Year 1, Week 51, Day 5
I have a brief observation for today’s reading of 2 Kings 5.
Today’s reading continues with an emphasis upon the prophet Elisha. Israel was to be a light to the nations: “you shall be my treasured possession among all peoples, for all the earth is mine; and you shall be to me a kingdom of priests and a holy nation” (Exodus 19:5b-6a). But as they failed to honor and obey the LORD, they also failed in their mission to represent the LORD before the nations. 2 Kings 5 demonstrates that Israel’s failure did not mean that the LORD would be unable to bear witness to the nations. As Israel failed, the LORD had other means to show the nations that He is the one true God: “Behold, I know that there is no God in all the earth but in Israel” (2 Kings 5:15b). These words are the testimony from the lips of a man named Naaman: “Naaman, commander of the army of the king of Syria, was a great man with his master and in high favor, because by him the LORD had given victory to Syria. He was a mighty man of valor, but he was a leper” (2 Kings 5:1). While Naaman was unable to be healed of his leprosy, a little Hebrew girl that Naaman had taken captive conveyed: “Would that my lord were with the prophet who is in Samaria! He would cure him of his leprosy” (2 Kings 5:3).
One of the things that struck me from today’s reading was first of all the significant witness of an insignificant girl: "Now the Syrians on one of their raids had carried off a little girl from the land of Israel, and she worked in the service of Naaman’s wife” (2 Kings 5:3). Naaman was presented as “a great man.” In contrast, this no-named captured Hebrew was a “little girl.” This entire episode, which reveals the greatness of God, is initiated by a hostage who is burdened over the health of her captor. It would not seem a stretch at all to suggest that this little girl had been horrifically traumatized. But what she is shown to be is someone with great confidence in the LORD and the prophets of the LORD. In other words, this little girl was a godly little girl, who it seems was more shaped by the LORD than her trauma. This little girl displayed a great strength in her witness about the LORD.
While the little girl is confident that the LORD would heal Naaman, the King of Israel is pathetic. Naaman, a military man who understands a chain of command, assumed that any great prophet would be a part of the king’s court. So Naaman first went to the King of Israel, who did not have a clue what to do: “And when the king of Israel read the letter, he tore his clothes and said, “Am I God, to kill and to make alive, that this man sends word to me to cure a man of his leprosy? Only consider, and see how he is seeking a quarrel with me” (2 Kings 5:7). While the little girl was optimistic, the king was full of despair.
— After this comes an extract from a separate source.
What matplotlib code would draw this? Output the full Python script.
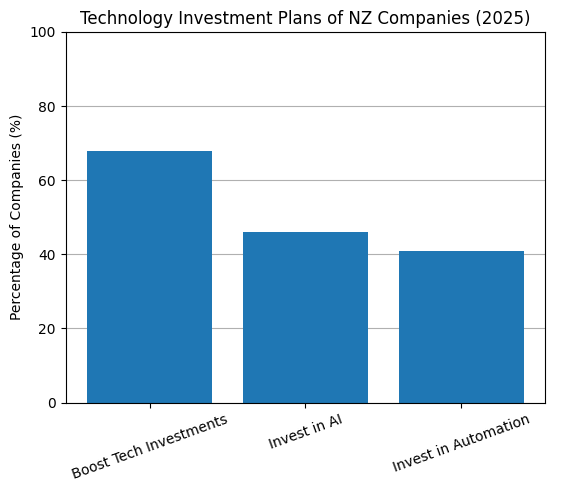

The king doesn’t have any idea how to help Naaman, and thus, he is greatly fearful. While the little girl was godly, the king did not know either God or His power. The king had no answer.
Elisha steps in to help. Elijah is the second significant witness: “But when Elisha the man of God heard that the king of Israel had torn his clothes, he sent to the king, saying, “Why have you torn your clothes? Let him come now to me, that he may know that there is a prophet in Israel” (2 Kings 5:8). Elisha is not intimidated by Naaman. In fact, it seems his strategy was to humble Naaman. Via a messenger, Elisha tells Naaman: “Go and wash in the Jordan seven times, and your flesh shall be restored, and you shall be clean” (2 Kings 5:10). Naaman is unimpressed with the instructions and feels disrespected by the prophet: “But Naaman was angry and went away, saying, “Behold, I thought that he would surely come out to me and stand and call upon the name of the LORD his God, and wave his hand over the place and cure the leper. Are not Abana and Pharpar, the rivers of Damascus, better than all the waters of Israel…So he turned and went away in a rage” (2 Kings 5:11-12). This man, in all of his self-perceived greatness is disappointed and mad at the way he was treated. He did not like the terms that God put before him.
But at the pleading of his servants, Naaman obeyed the Words of Elisha and was healed. And in response to his healing Naaman declared: “Behold, I know that there is no God in all the earth but in Israel” (2 Kings 5:15). Trust in and obedience to the LORD were the means by which Naaman was healed. Apparently, many Israelites lacked that kind of trust and obedience and therefore they remained lepers: "And there were many lepers in Israel in the time of the prophet Elisha, and none of them was cleansed, but only Naaman the Syrian” (Luke 4:27). And while the king and people of Israel were given over to idolatry, Naaman’s conscience is immediately pricked by the rampant idolatry that surrounds him: "In this matter may the LORD pardon your servant: when my master goes into the house of Rimmon to worship there, leaning on my arm, and I bow myself in the house of Rimmon, when I bow myself in the house of Rimmon, the LORD pardon your servant in this matter” (2 Kings 5:18). The salvation that many in Israel lacked had come to a Syrian commander: “For they themselves report concerning us the kind of reception we had among you, and how you turned to God from idols to serve the living and true God” (1 Thessalonians 1:9).
What struck you in today’s reading? What questions were prompted from today’s reading?